Dataset entries:

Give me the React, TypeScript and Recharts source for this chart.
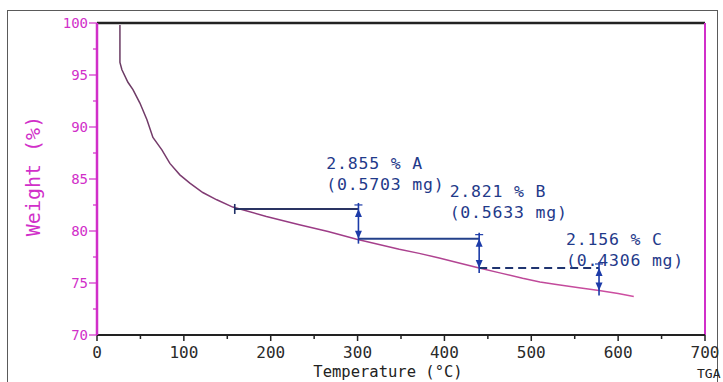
import React from "react";
import {
  LineChart,
  Line,
  XAxis,
  YAxis,
  ReferenceLine,
  ReferenceDot,
} from "recharts";

// TGA curve
const tempC = [
  26.4, 26.4, 28.7, 35.6, 41.4, 49.4, 57.5, 64.4, 74.7, 83.9, 95.4, 106.9,
  121.8, 137.9, 156.3, 195, 233, 266, 299, 348, 371, 394, 418, 440, 465, 490,
  510, 529, 555, 578, 600, 618,
];
const weightPct = [
  99.8, 96.2, 95.5, 94.3, 93.6, 92.3, 90.7, 89.0, 87.8, 86.5, 85.4, 84.6, 83.7,
  83.0, 82.3, 81.4, 80.6, 79.95, 79.2, 78.25, 77.85, 77.4, 76.9, 76.45, 75.95,
  75.45, 75.1, 74.85, 74.55, 74.27, 74.0, 73.7,
];

// weight loss steps
const stepNames = ["A", "B", "C"];
const stepStart = [158.6, 301, 440];
const stepEnd = [301, 440, 578];
const stepTop = [82.12, 79.265, 76.444];
const stepLoss = [2.855, 2.821, 2.156];
const stepMass = ["0.5703", "0.5633", "0.4306"];
const labelT = [264, 406, 540];
const labelW = [85.96, 83.27, 78.65];

const xTicks = [0, 50, 100, 150, 200, 250, 300, 350, 400, 450, 500, 550, 600, 650, 700];
const yTicks = [70, 72.5, 75, 77.5, 80, 82.5, 85, 87.5, 90, 92.5, 95, 97.5, 100];

const data = tempC.map((t, i) => ({ t, w: weightPct[i] }));

const MAGENTA = "#d12fc9";
const MONO = "'DejaVu Sans Mono', monospace";

const XTick = ({ x, y, payload }: any) => {
  const major = payload.value % 100 === 0;
  return (
    <g>
      <line x1={x} y1={y} x2={x} y2={y + (major ? 6 : 4)} stroke="#222" strokeWidth={1.5} />
      {major && (
        <text x={x} y={y + 23} textAnchor="middle" fontFamily={MONO} fontSize={16} fill="#2a2a2a">
          {payload.value}
        </text>
      )}
    </g>
  );
};

const YTick = ({ x, y, payload }: any) => {
  const major = payload.value % 5 === 0;
  return (
    <g>
      <line x1={x} y1={y} x2={x - (major ? 8 : 4)} y2={y} stroke={MAGENTA} strokeWidth={1.2} />
      {major && (
        <text x={x - 9} y={y + 5} textAnchor="end" fontFamily={MONO} fontSize={14} fill={MAGENTA}>
          {payload.value}
        </text>
      )}
    </g>
  );
};

const arrowHead = (x: number, y: number, dir: number, color: string) => (
  <path
    d={`M${x},${y} L${x - 3.5},${y - dir * 8} L${x + 3.5},${y - dir * 8} Z`}
    fill={color}
  />
);

const StepArrow = (props: any) => {
  const { x1, y1, y2 } = props;
  const top = Math.min(y1, y2);
  const bot = Math.max(y1, y2);
  const c = "#1c3ba8";
  return (
    <g>
      <line x1={x1} y1={top - 6} x2={x1} y2={bot + 5} stroke={c} strokeWidth={1.6} />
      <line x1={x1 - 4} y1={top - 4} x2={x1 + 4} y2={top - 4} stroke={c} strokeWidth={1.2} />
      {arrowHead(x1, top, -1, c)}
      {arrowHead(x1, bot, 1, c)}
    </g>
  );
};

const StartTick = (props: any) => {
  const { cx, cy } = props;
  return <line x1={cx} y1={cy - 5} x2={cx} y2={cy + 5} stroke="#1f2f66" strokeWidth={1.6} />;
};

const makeLabel = (i: number) => (props: any) => {
  const { cx, cy } = props;
  return (
    <text fontFamily={MONO} fontSize={16.5} fill="#1f3a8a" letterSpacing={0.8}>
      <tspan x={cx} y={cy}>{`${stepLoss[i].toFixed(3)} % ${stepNames[i]}`}</tspan>
      <tspan x={cx} y={cy + 21}>{`(${stepMass[i]} mg)`}</tspan>
    </text>
  );
};

const hColors = ["#2a3463", "#23408a", "#1f3470"];

export default function App() {
  return (
    <div style={{ position: "absolute", left: 0, top: 0, width: 723, height: 382, background: "#fff", overflow: "hidden" }}>
      <div
        style={{
          position: "absolute",
          left: 7,
          top: 10,
          width: 711,
          height: 400,
          border: "1.5px solid #5a5a5a",
          boxSizing: "border-box",
        }}
      />
      <div style={{ position: "absolute", left: 0, top: 0 }}>
        <LineChart width={723} height={382} data={data} margin={{ top: 23, right: 18, left: 0, bottom: 0 }}>
          <defs>
            <linearGradient id="tgaLine" x1="0" y1="0" x2="1" y2="0">
              <stop offset="0" stopColor="#6a3b63" />
              <stop offset="0.35" stopColor="#9a3b85" />
              <stop offset="1" stopColor="#cf4fa2" />
            </linearGradient>
          </defs>
          <XAxis
            dataKey="t"
            type="number"
            domain={[0, 700]}
            ticks={xTicks}
            interval={0}
            tickSize={0}
            tickMargin={0}
            tick={<XTick />}
            height={47}
            stroke="#222"
            strokeWidth={2}
            allowDataOverflow
            label={{
              content: () => (
                <g>
                  <text x={388} y={377} textAnchor="middle" fontFamily={MONO} fontSize={15.5} fill="#222">
                    Temperature (°C)
                  </text>
                  <text x={697} y={378} fontFamily={MONO} fontSize={13} fill="#222">
                    TGA
                  </text>
                </g>
              ),
            }}
          />
          <YAxis
            type="number"
            domain={[70, 100]}
            ticks={yTicks}
            interval={0}
            tickSize={0}
            tickMargin={0}
            tick={<YTick />}
            width={97}
            stroke={MAGENTA}
            strokeWidth={2.5}
            allowDataOverflow
            label={{
              content: () => (
                <text
                  x={40}
                  y={176}
                  transform="rotate(-90 40 176)"
                  textAnchor="middle"
                  fontFamily={MONO}
                  fontSize={20}
                  fill={MAGENTA}
                >
                  Weight (%)
                </text>
              ),
            }}
          />
          <ReferenceLine y={100} stroke="#222" strokeWidth={2.5} />
          <ReferenceLine x={700} stroke={MAGENTA} strokeWidth={2} />
          <Line
            type="linear"
            dataKey="w"
            stroke="url(#tgaLine)"
            strokeWidth={1.5}
            dot={false}
            isAnimationActive={false}
          />
          {stepNames.map((n, i) => (
            <ReferenceLine
              key={`h-${n}`}
              segment={[
                { x: stepStart[i], y: stepTop[i] },
                { x: stepEnd[i], y: stepTop[i] },
              ]}
              stroke={hColors[i]}
              strokeWidth={2}
              strokeDasharray={i === 2 ? "8 5" : undefined}
            />
          ))}
          {stepNames.map((n, i) => (
            <ReferenceLine
              key={`v-${n}`}
              segment={[
                { x: stepEnd[i], y: stepTop[i] },
                { x: stepEnd[i], y: stepTop[i] - stepLoss[i] },
              ]}
              shape={StepArrow}
            />
          ))}
          <ReferenceDot x={stepStart[0]} y={stepTop[0]} r={0} shape={StartTick} />
          {stepNames.map((n, i) => (
            <ReferenceDot key={`l-${n}`} x={labelT[i]} y={labelW[i]} r={0} shape={makeLabel(i)} />
          ))}
        </LineChart>
      </div>
    </div>
  );
}
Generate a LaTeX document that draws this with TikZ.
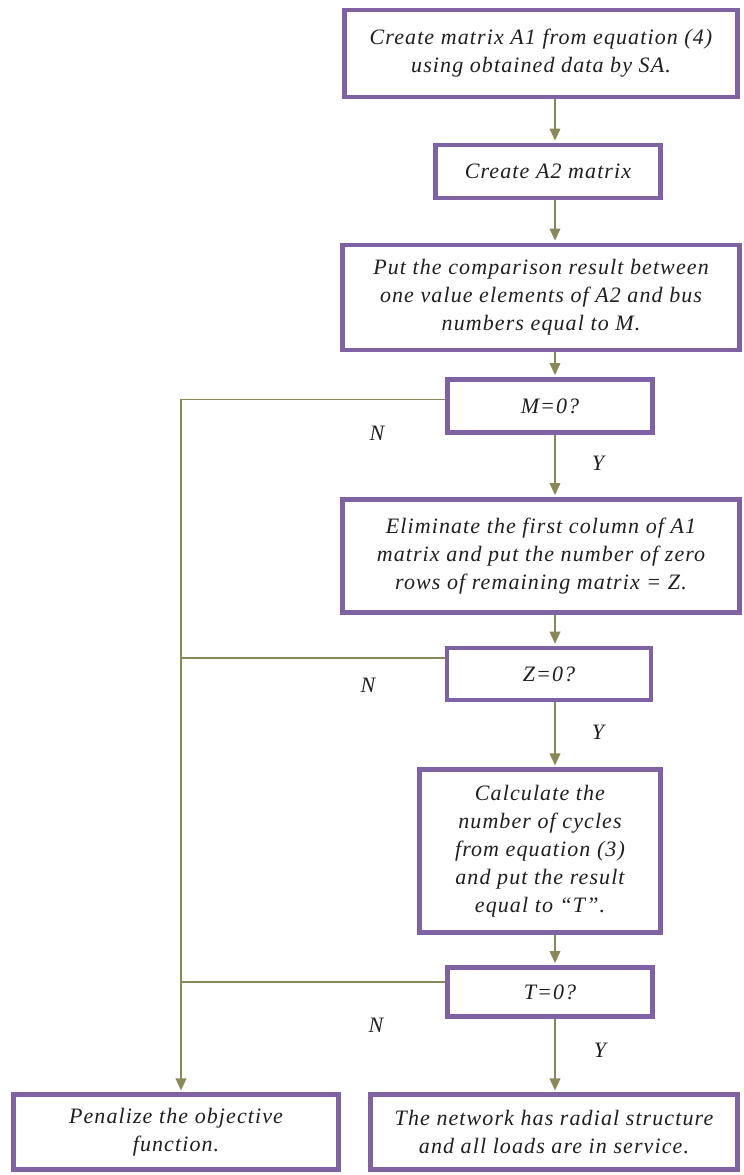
\documentclass[tikz,border=0pt]{standalone}
\usepackage{fontspec}
\setmainfont[LetterSpace=5]{Liberation Serif}
\usetikzlibrary{arrows.meta,shapes}
\definecolor{boxpurple}{RGB}{126,98,164}
\definecolor{flowolive}{RGB}{138,136,88}
\tikzstyle{block}=[draw=boxpurple,line width=3.4pt,fill=white,align=center,inner sep=2pt,text=black!88,font=\itshape\fontsize{16.5}{21}\selectfont]
\tikzstyle{answer}=[inner sep=1pt,text=black!88,font=\itshape\fontsize{16.5}{21}\selectfont]
\tikzstyle{flow}=[draw=flowolive,line width=1.1pt,-]
\tikzstyle{flow arrow}=[flow,-{Triangle[length=9pt,width=8pt]},shorten >=1.5pt]

\begin{document}
\begin{tikzpicture}[x=0.75pt,y=-0.75pt]
    \useasboundingbox (0,0) rectangle (743,1175);
    % Main column of steps
    \node[block,minimum width=295pt,minimum height=65pt] (A1) at (541,53.5)
        {Create matrix A1 from equation (4)\\ using obtained data by SA.};
    \node[block,minimum width=169pt,minimum height=40pt] (A2) at (548,171.5)
        {Create A2 matrix};
    \node[block,minimum width=298pt,minimum height=79pt] (cmp) at (541,297.5)
        {Put the comparison result between\\ one value elements of A2 and bus\\ numbers equal to M.};
    \node[block,minimum width=154pt,minimum height=40pt] (M) at (550,406) {M=0?};
    \node[block,minimum width=298pt,minimum height=85pt] (elim) at (541,556)
        {Eliminate the first column of A1\\ matrix and put the number of zero\\ rows of remaining matrix = Z.};
    \node[block,minimum width=153pt,minimum height=39pt] (Z) at (549,674) {Z=0?};
    \node[block,minimum width=181pt,minimum height=122pt] (calc) at (540,851)
        {Calculate the\\ number of cycles\\ from equation (3)\\ and put the result\\ equal to ``T''.};
    \node[block,minimum width=154pt,minimum height=37pt] (T) at (550,992) {T=0?};
    % Final boxes
    \node[block,minimum width=244pt,minimum height=56pt] (pen) at (176,1132)
        {Penalize the objective\\ function.};
    \node[block,minimum width=275pt,minimum height=56pt] (net) at (554,1132)
        {The network has radial structure\\ and all loads are in service.};

    \coordinate (spine) at (555,0);
    \coordinate (trunk) at (181,0);

    % Connect the steps (Y branch)
    \foreach \source/\dest in {A1/A2, A2/cmp, cmp/M, M/elim, elim/Z, Z/calc, calc/T, T/net}
        \path[flow arrow] (\source.south -| spine) -- (\dest.north -| spine);

    % N branches to the left trunk
    \foreach \test/\dy in {M/5, Z/12, T/7.5}
        \path[flow] ([yshift=\dy pt]\test.west) -- ([yshift=\dy pt]\test.west -| trunk);
    \path[flow arrow] ([yshift=5pt]M.west -| trunk) -- (pen.north -| trunk);

    % Labels
    \foreach \pos/\name/\txt in {(377,433)/nM/N, (368,685)/nZ/N, (376,1025)/nT/N,
                                 (598,463)/yM/Y, (598,732)/yZ/Y, (600,1050)/yT/Y}
        \node[answer] (\name) at \pos {\txt};
\end{tikzpicture}
\end{document}
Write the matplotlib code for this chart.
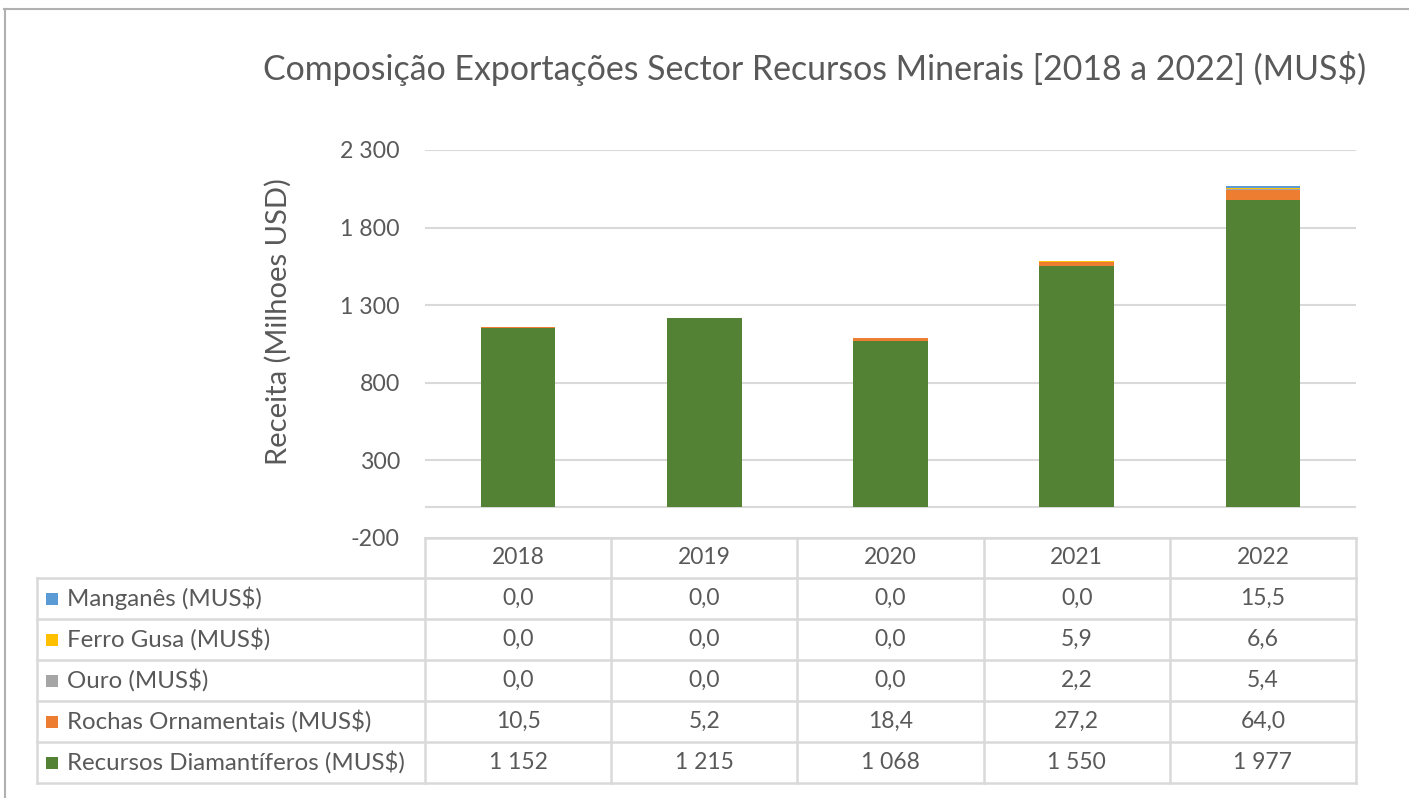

What needs to be done:
Look for lines containing the string "this" and copy them all.

Correct output:
Give me the React, TypeScript and Recharts source for this chart.
Generate a LaTeX document that draws this with TikZ.
Write the matplotlib code for this chart.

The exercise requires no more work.